Ladies and Gentlemen:

     We have acted as special counsel to Mississippi Chemical Corporation, a Mississippi corporation (the "Company"), in connection with the registration under the Securities Act of 1933, as amended, of an additional 100,000 shares (the "Shares") of the Company's common stock, $.01 par value per share, issuable under the Mississippi Chemical Corporation Amended and Restated 1995 Stock Option Plan for Nonemployee Directors (the "Plan"). The Shares are being registered pursuant to a registration statement on Form S-8 to be filed with the Securities and Exchange Commission on or about March 8, 2001.

     In connection with this opinion, we have examined such documents and records of the Company and such statutes, regulations and other instruments and certificates as we have deemed necessary or advisable for the purposes of this opinion. We have assumed that all signatures on all documents presented to us are genuine, that all documents submitted to us as originals are accurate and complete and that all documents submitted to us as copies are true and correct copies of the originals thereof. We have also relied upon such certificates of public officials, corporate agents and officers of the Company and such other certifications with respect to the accuracy of material factual matters contained therein which were not independently established.

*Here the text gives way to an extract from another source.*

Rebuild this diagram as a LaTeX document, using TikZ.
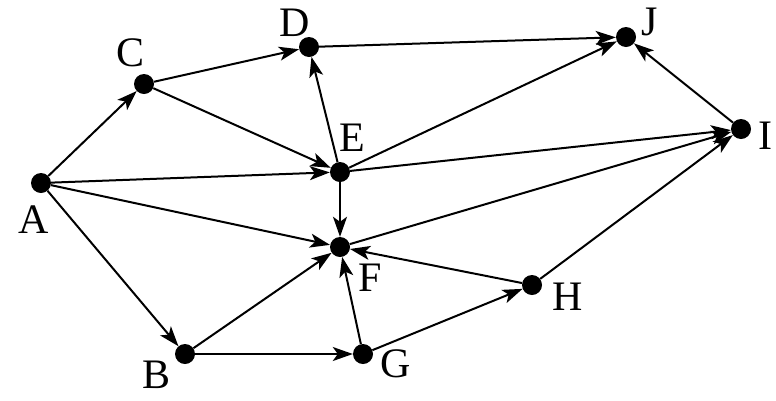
\documentclass[tikz,border=0pt]{standalone}
\usepackage{fontspec}
\setmainfont{Liberation Serif}
\usetikzlibrary{arrows.meta}
\begin{document}
\begin{tikzpicture}[x=1pt,y=-1pt,
  vtx/.style={circle,fill=black,inner sep=0pt,minimum size=20pt},
  lab/.style={inner sep=0pt,font=\fontsize{42}{44}\selectfont},
  arr/.style={line width=2pt,-{Stealth[length=20pt,width=14pt,inset=5pt]}}]
\useasboundingbox (0,0) rectangle (776,400);
\node[vtx] (A) at (41,183) {};
\node[vtx] (C) at (144,84) {};
\node[vtx] (D) at (309,47) {};
\node[vtx] (J) at (626,37) {};
\node[vtx] (E) at (340,172) {};
\node[vtx] (I) at (741,129) {};
\node[vtx] (F) at (340,247) {};
\node[vtx] (H) at (532,285) {};
\node[vtx] (B) at (185,354) {};
\node[vtx] (G) at (363,354) {};
\node[lab] (lA) at (34,220) {A};
\node[lab] (lC) at (131,53) {C};
\node[lab] (lD) at (295,23) {D};
\node[lab] (lJ) at (650,22) {J};
\node[lab] (lE) at (352,138) {E};
\node[lab] (lI) at (765,136) {I};
\node[lab] (lF) at (370,278) {F};
\node[lab] (lH) at (568,297) {H};
\node[lab] (lB) at (157,375) {B};
\node[lab] (lG) at (396,364) {G};
\draw[arr] (A) -- (C);
\draw[arr] (C) -- (D);
\draw[arr] (C) -- (E);
\draw[arr] (D) -- (J);
\draw[arr] (E) -- (D);
\draw[arr] (E) -- (J);
\draw[arr] (A) -- (E);
\draw[arr] (E) -- (I);
\draw[arr] (A) -- (F);
\draw[arr] (E) -- (F);
\draw[arr] (F) -- (I);
\draw[arr] (A) -- (B);
\draw[arr] (B) -- (F);
\draw[arr] (B) -- (G);
\draw[arr] (G) -- (F);
\draw[arr] (G) -- (H);
\draw[arr] (H) -- (F);
\draw[arr] (H) -- (I);
\draw[arr] (I) -- (J);
\end{tikzpicture}
\end{document}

     Based on the foregoing, we are of the opinion that the Shares will be, if and when issued and paid for pursuant to the Plan, validly issued, fully paid and nonassessable, assuming the Company maintains an adequate number of authorized but unissued shares of common stock available for such issuance, and further assuming that the consideration actually received by the Company for the Shares exceeds the par value thereof.

     We consent to the use of this opinion as an exhibit to the Registration Statement. In giving this consent, we do not admit that we are included in the category of persons whose consent is required under Section 7 of the Securities Act of 1933, as amended, or the rules and regulations of the Securities and Exchange Commission.